As the ships steamed up the Thames and into London, Keynes was spotted measuring up the King's College chapel for use as a temporary grainary! He discovered that it was too small by half. You see, at the time Keynes owned the equivalent of a one month's supply of wheat for all of Great Britain. Since prices hadn't improved by the time the first of the ships docked, Keynes met the seller's representative to inspect the grain. Keynes claimed, and was subsequently proven correct, that the grain was not clean. (The standard test was to count the number of weevils in a cubic foot of grain, a tally over 30 weevils meant rejection.) So for the next month, the sellers agent directed day laborers in the removal of weevils from the wheat. At about the third week of this tweezer time, a stockbroker who happened to be a member of the Tuesday Club (Keynes was the Corresponding Secretary of this illustrious economics/investment club), and privy to the machinations of Prof. Keynes, ran into one of England's largest wheat millers. The flour man complained bitterly about some "damn speculator" who had cornered the wheat market. The broker kept his mouth shut, but reported back to Keynes. Indeed, prices moved up sharply due to an acute shortage of wheat and Keynes made a tidy profit when he finally released the grain onto the spot market!
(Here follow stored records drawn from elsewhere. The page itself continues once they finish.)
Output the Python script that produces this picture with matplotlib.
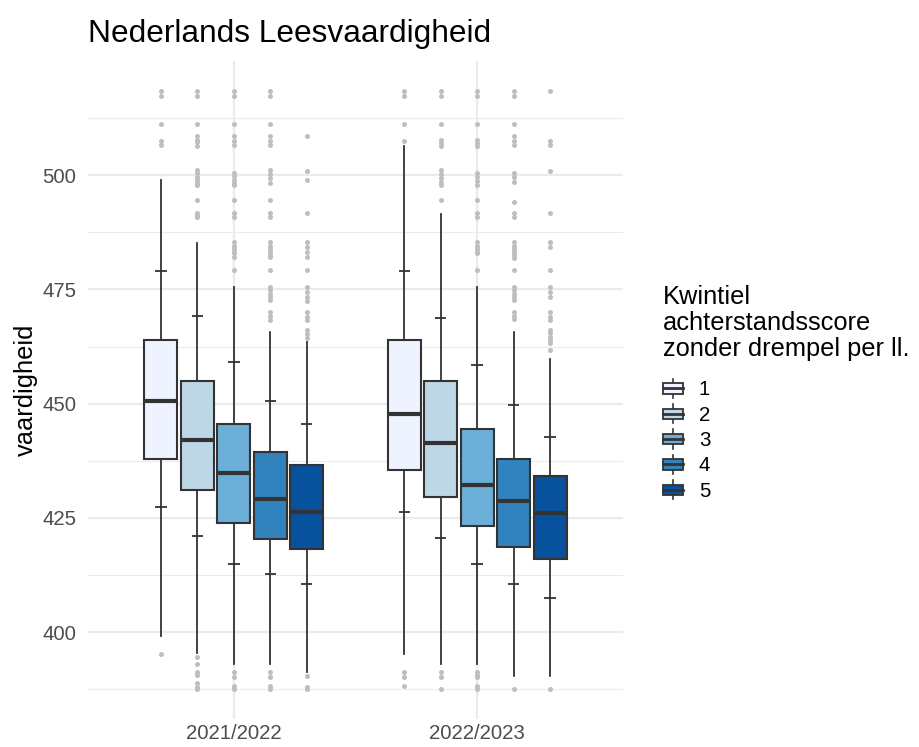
import numpy as np
import matplotlib
matplotlib.use("Agg")
from matplotlib import pyplot as plt
from matplotlib.patches import Rectangle
from matplotlib.lines import Line2D
from matplotlib.legend_handler import HandlerBase

plt.rcParams['font.family'] = ['Liberation Sans', 'DejaVu Sans']

years = ['2021/2022', '2022/2023']
quintiles = ['1', '2', '3', '4', '5']
colors = ['#EFF3FF', '#BDD7E7', '#6BAED6', '#3182BD', '#08519C']

# box statistics per year, per quintile
q1 = [[438.0, 431.1, 424.0, 420.5, 418.1],
      [435.4, 429.6, 423.3, 418.6, 416.1]]
med = [[450.6, 442.0, 434.9, 429.1, 426.2],
       [447.7, 441.4, 432.3, 428.6, 426.1]]
q3 = [[463.9, 454.9, 445.6, 439.4, 436.5],
      [463.9, 454.9, 444.4, 438.0, 434.2]]
whis_lo = [[399.2, 395.5, 393.0, 393.0, 391.2],
           [395.2, 393.0, 393.0, 390.4, 390.4]]
whis_hi = [[498.9, 485.2, 475.6, 465.6, 463.6],
           [506.5, 491.6, 475.6, 465.6, 459.8]]
# mean - sd / mean + sd
sd_lo = [[427.4, 421.0, 414.9, 412.7, 410.5],
         [426.2, 420.7, 414.9, 410.5, 407.4]]
sd_hi = [[479.0, 469.2, 459.1, 450.6, 445.5],
         [479.0, 468.7, 458.5, 449.7, 442.7]]

outliers = [
    [
        [518.5, 517.3, 511.3, 507.4, 506.7, 395.2],
        [518.5, 517.3, 511.3, 508.5, 507.8, 507.2, 506.5, 501.1, 500.4, 499.6, 498.9, 498.2, 497.8,
         494.5, 491.7, 491.2, 490.8, 394.5, 393.0, 391.3, 390.6, 388.9, 388.0, 387.5],
        [518.5, 517.3, 511.3, 508.5, 507.4, 506.6, 500.5, 499.8, 499.0, 498.2, 497.8, 494.5, 491.7, 490.8,
         485.3, 484.6, 483.9, 483.2, 482.9, 482.1, 479.2, 391.3, 390.2, 388.2, 387.5],
        [518.5, 517.3, 511.3, 508.5, 507.4, 506.6, 501.1, 500.2, 499.3, 498.3, 494.5, 491.7, 490.8,
         485.3, 484.6, 483.9, 483.2, 482.5, 482.1, 479.2, 475.5, 474.8, 474.1, 473.4, 472.7,
         470.0, 469.3, 468.3, 391.3, 390.2, 388.2, 387.5],
        [508.5, 501.0, 498.9, 491.7, 485.3, 484.3, 483.2, 482.1, 479.2, 475.5, 474.4, 473.3, 472.5,
         470.0, 469.0, 468.3, 466.1, 465.2, 464.4, 390.5, 388.0, 387.5],
    ],
    [
        [518.5, 517.3, 511.3, 507.5, 391.3, 390.2, 388.2],
        [518.5, 517.3, 511.3, 507.7, 507.0, 506.3, 501.1, 500.2, 499.3, 498.5, 497.8, 494.5,
         391.3, 390.2, 387.6],
        [518.5, 517.3, 511.3, 507.7, 507.0, 506.3, 500.5, 499.6, 498.7, 497.8, 494.5, 491.7, 490.8,
         485.3, 484.6, 483.9, 483.2, 482.9, 479.2, 391.3, 390.6, 390.2, 388.2, 387.5],
        [518.5, 517.3, 511.3, 508.5, 507.4, 506.6, 500.5, 499.6, 498.5, 494.2, 491.7, 490.8,
         485.3, 484.6, 483.9, 483.2, 482.5, 481.8, 479.2, 475.5, 474.8, 474.1, 473.4, 472.7,
         470.0, 469.3, 468.6, 387.6],
        [518.5, 507.5, 506.7, 501.0, 491.7, 485.3, 484.3, 479.2, 475.5, 474.4, 473.3,
         470.0, 469.0, 468.3, 466.1, 465.4, 464.6, 463.9, 463.2, 461.7, 387.6],
    ],
]

dark = '#333333'
slot = 0.15
box_w = 0.136

fig = plt.figure(figsize=(9.19, 7.47), dpi=100)
ax = fig.add_axes([88 / 919, 28 / 747, 535 / 919, 658 / 747])

for g in range(len(years)):
    for k in range(len(quintiles)):
        pos = g + 1 + (k - 2) * slot
        stats = [dict(med=med[g][k], q1=q1[g][k], q3=q3[g][k],
                      whislo=whis_lo[g][k], whishi=whis_hi[g][k],
                      fliers=outliers[g][k])]
        bp = ax.bxp(stats, positions=[pos], widths=box_w, patch_artist=True,
                    showcaps=False,
                    boxprops=dict(facecolor=colors[k], edgecolor=dark, linewidth=1.5),
                    medianprops=dict(color=dark, linewidth=3.0, solid_capstyle='butt'),
                    whiskerprops=dict(color=dark, linewidth=1.3),
                    flierprops=dict(marker='o', markerfacecolor='#bebebe',
                                    markeredgecolor='none', markersize=3.6),
                    manage_ticks=False)
        ax.hlines([sd_lo[g][k], sd_hi[g][k]], pos - 0.023, pos + 0.023,
                  color=dark, linewidth=1.3, zorder=3)

ax.set_xlim(0.4, 2.6)
ax.set_ylim(381, 525)
ax.set_xticks([1, 2])
ax.set_xticklabels(years)
ax.set_yticks([400, 425, 450, 475, 500])
ax.set_yticks([387.5, 412.5, 437.5, 462.5, 487.5, 512.5], minor=True)
ax.grid(True, which='major', color='#ebebeb', linewidth=1.6)
ax.grid(True, which='minor', axis='y', color='#ebebeb', linewidth=0.8)
ax.set_axisbelow(True)
for s in ax.spines.values():
    s.set_visible(False)
ax.tick_params(which='both', length=0)
ax.tick_params(axis='y', labelsize=14.7, labelcolor='#4d4d4d', pad=8.5)
ax.tick_params(axis='x', labelsize=14.7, labelcolor='#4d4d4d', pad=3.6)
ax.set_ylabel('vaardigheid', fontsize=18.3, color='black', labelpad=3)

fig.text(88 / 919, 1 - 42 / 747, 'Nederlands Leesvaardigheid', fontsize=22.8,
         ha='left', va='baseline')


class BoxKeyHandler(HandlerBase):
    def create_artists(self, legend, orig_handle, xdescent, ydescent,
                       width, height, fontsize, trans):
        x0, y0 = -xdescent, -ydescent
        cx = x0 + width / 2
        whisk = Line2D([cx, cx], [y0 - 0.1 * height, y0 + 1.1 * height],
                       color=dark, linewidth=1.2, transform=trans)
        rect = Rectangle((x0, y0 + 0.18 * height), width, 0.64 * height,
                         facecolor=orig_handle.get_facecolor(), edgecolor=dark,
                         linewidth=1.3, transform=trans)
        medl = Line2D([x0, x0 + width], [y0 + 0.5 * height] * 2,
                      color=dark, linewidth=2.0, transform=trans)
        return [whisk, rect, medl]


handles = [Rectangle((0, 0), 1, 1, facecolor=c) for c in colors]
leg = fig.legend(handles, quintiles, handler_map={Rectangle: BoxKeyHandler()},
                 loc='upper left', bbox_to_anchor=(663 / 919, 1 - 285 / 747),
                 frameon=False, fontsize=14.7, borderpad=0, borderaxespad=0,
                 handlelength=1.0, handleheight=0.85, handletextpad=0.75,
                 labelspacing=0.3,
                 title='Kwintiel\nachterstandsscore\nzonder drempel per ll.',
                 title_fontsize=18.3, alignment='left')
leg.get_title().set_linespacing(1.1)
# wider gap between legend title and keys
leg._legend_box.sep = 14

fig.savefig('out.png', dpi=100)
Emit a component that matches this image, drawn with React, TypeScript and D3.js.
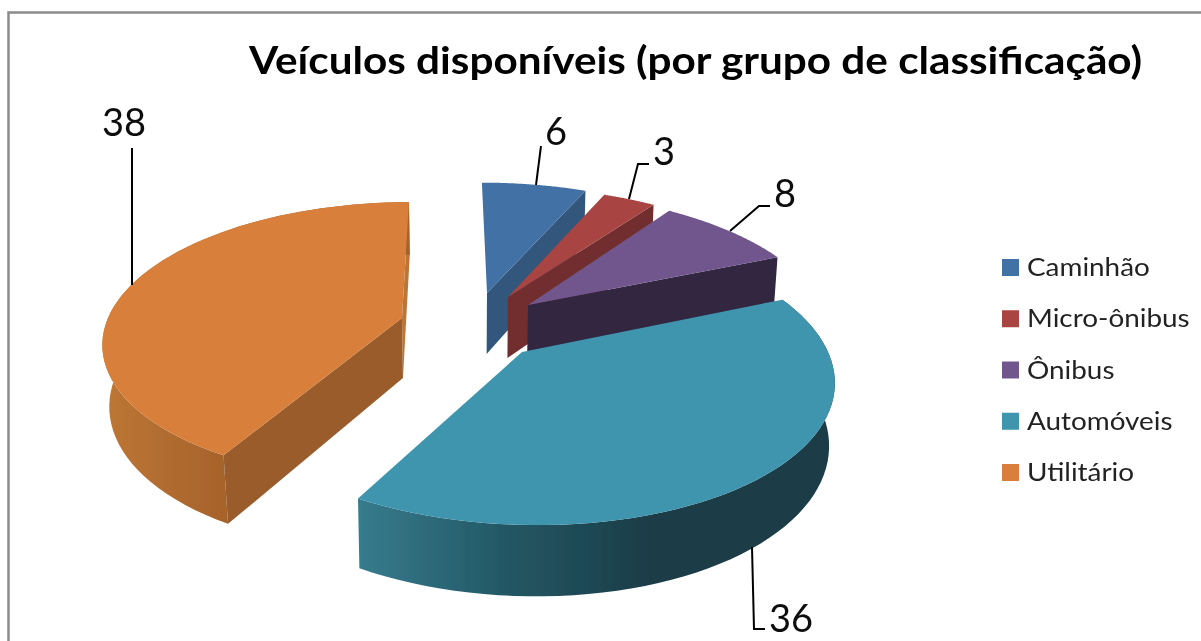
import React from "react";
import * as d3 from "d3";

const categories = ["Caminhão", "Micro-ônibus", "Ônibus", "Automóveis", "Utilitário"];
const values = [6, 3, 8, 36, 38];
const title = "Veículos disponíveis (por grupo de classificação)";
const topColors = ["#4271a5", "#a84442", "#71568d", "#3f95ae", "#d8803b"];
const sideColors = ["#30567c", "#722f2d", "#31253f", "#1a3c47", "#995c2a"];

// Per-slice placement of the exploded wedges (screen apex, size, extrusion)
const apexX = [487, 508, 528, 522, 402];
const apexY = [293, 297, 305, 352, 318];
const sliceScaleX = [0.985, 0.99, 0.978, 1.02, 0.98];
const sliceScaleY = [0.92, 0.92, 0.94, 1.03, 0.965];
const sliceDepth = [61, 61, 48, 61, 60];
const sliceTaper = [0.99, 0.99, 0.99, 0.985, 0.98];
const drawOrder = [4, 0, 1, 2, 3];

const RADIUS = 300;
const FLATTEN = 140;
const PERSPECTIVE = 0.167;
const VANISH_X = 450;
const SHEAR = 0.00125;

const labelX = [556, 664, 785, 791, 124];
const labelY = [145, 165, 207, 632, 136];
const leaderX = [[541, 536], [649, 638, 629], [770, 759, 730], [752, 754, 765], [132, 132]];
const leaderY = [[146, 185], [164, 164, 199], [206, 206, 231], [547, 629, 629], [148, 285]];

type P = [number, number];

export default function App() {
  const arcs = d3.pie<number>().sort(null).value((d) => d)(values);
  const line = d3.line();
  const legendY = d3.scaleLinear().domain([0, 4]).range([259, 464]);

  const top = (i: number, a: number, r = 1): P => {
    const den = 1 + PERSPECTIVE * Math.cos(a) * r;
    const dy = (-FLATTEN * sliceScaleY[i] * r * Math.cos(a)) / den;
    const shear = (apexX[i] - VANISH_X) * SHEAR;
    const dx = (RADIUS * sliceScaleX[i] * r * Math.sin(a)) / den + shear * dy;
    return [apexX[i] + dx, apexY[i] + dy];
  };
  const bottom = (i: number, a: number, r = 1): P => {
    const [x, y] = top(i, a, r);
    const den = 1 + PERSPECTIVE * Math.cos(a) * r;
    return [VANISH_X + (x - VANISH_X) * sliceTaper[i], y + sliceDepth[i] * Math.pow(den, -0.85)];
  };
  const samples = (a0: number, a1: number) => d3.range(0, 61).map((k) => a0 + ((a1 - a0) * k) / 60);

  const faces = drawOrder.map((i) => {
    const { startAngle: a0, endAngle: a1 } = arcs[i];
    const ring = samples(a0, a1);
    const topPath = line([top(i, a0, 0), ...ring.map((a) => top(i, a))])! + "Z";
    const outer = line([...ring.map((a) => top(i, a)), ...ring.slice().reverse().map((a) => bottom(i, a))])! + "Z";
    const radial = (a: number) => line([top(i, a, 0), top(i, a), bottom(i, a), bottom(i, a, 0)])! + "Z";
    return { i, topPath, outer, startWall: radial(a0), endWall: radial(a1) };
  });

  return (
    <svg
      width={1201}
      height={641}
      viewBox="0 0 1201 641"
      style={{ position: "absolute", left: 0, top: 0, background: "#fff" }}
      fontFamily="Lato, Carlito, sans-serif"
    >
      <defs>
        <linearGradient id="autoWall" gradientUnits="userSpaceOnUse" x1={356} x2={832} y1={0} y2={0}>
          <stop offset="0" stopColor="#367c8e" />
          <stop offset="0.3" stopColor="#245966" />
          <stop offset="0.62" stopColor="#1a3c47" />
          <stop offset="1" stopColor="#1a3c47" />
        </linearGradient>
        <linearGradient id="utilWall" gradientUnits="userSpaceOnUse" x1={103} x2={228} y1={0} y2={0}>
          <stop offset="0" stopColor="#bd7635" />
          <stop offset="1" stopColor="#a5622b" />
        </linearGradient>
        <filter id="soft" x="-5%" y="-5%" width="110%" height="110%">
          <feGaussianBlur stdDeviation="0.55" />
        </filter>
      </defs>

      <g filter="url(#soft)">
        <path d="M8.5 641V12.5H1201" fill="none" stroke="#8c8c8c" strokeWidth={2.5} />

        {faces.map(({ i, topPath, outer, startWall, endWall }) => (
          <g key={categories[i]}>
            {i === 4 && <path d={endWall} fill="#bb7434" />}
            {i === 3 || i === 4 ? (
              <path d={outer} fill={i === 3 ? "url(#autoWall)" : "url(#utilWall)"} />
            ) : null}
            {i === 4 ? (
              <path d={startWall} fill={sideColors[i]} />
            ) : i < 3 ? (
              <path d={endWall} fill={sideColors[i]} />
            ) : null}
            <path d={topPath} fill={topColors[i]} />
          </g>
        ))}

        {values.map((v, i) => (
          <g key={i}>
            <path
              d={line(leaderX[i].map((x, k) => [x, leaderY[i][k]] as P))!}
              fill="none"
              stroke="#000"
              strokeWidth={2}
            />
            <text x={labelX[i]} y={labelY[i]} textAnchor="middle" fontSize={38} fill="#111">
              {v}
            </text>
          </g>
        ))}

        <text x={249} y={74} fontSize={38} fontWeight={700} fill="#000" textLength={893} lengthAdjust="spacingAndGlyphs">
          {title}
        </text>

        {categories.map((c, i) => (
          <g key={c}>
            <rect x={1002} y={legendY(i)} width={17} height={17} fill={topColors[i]} />
            <text transform={`translate(1027,${legendY(i) + 17}) scale(1.115,1)`} fontSize={25} fill="#222">
              {c}
            </text>
          </g>
        ))}
      </g>
    </svg>
  );
}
Re: Livermore, indeed he was a great thinker about the opportunities in the market. In April, 1929 he correctly identified the extreme speculative nature of the general market. He went short and by August was completely and utterly busted as the market continued toward the heavens. Just two months before he would have become a very rich man he put a gun to his head in the bathroom of his suite in a New York and ended one of Wall Street's most notorious careers. If you are not familiar with it, "Reminiscences of a Stock Operator" by William Lefebvre is a fictionalized history of Livermore's life.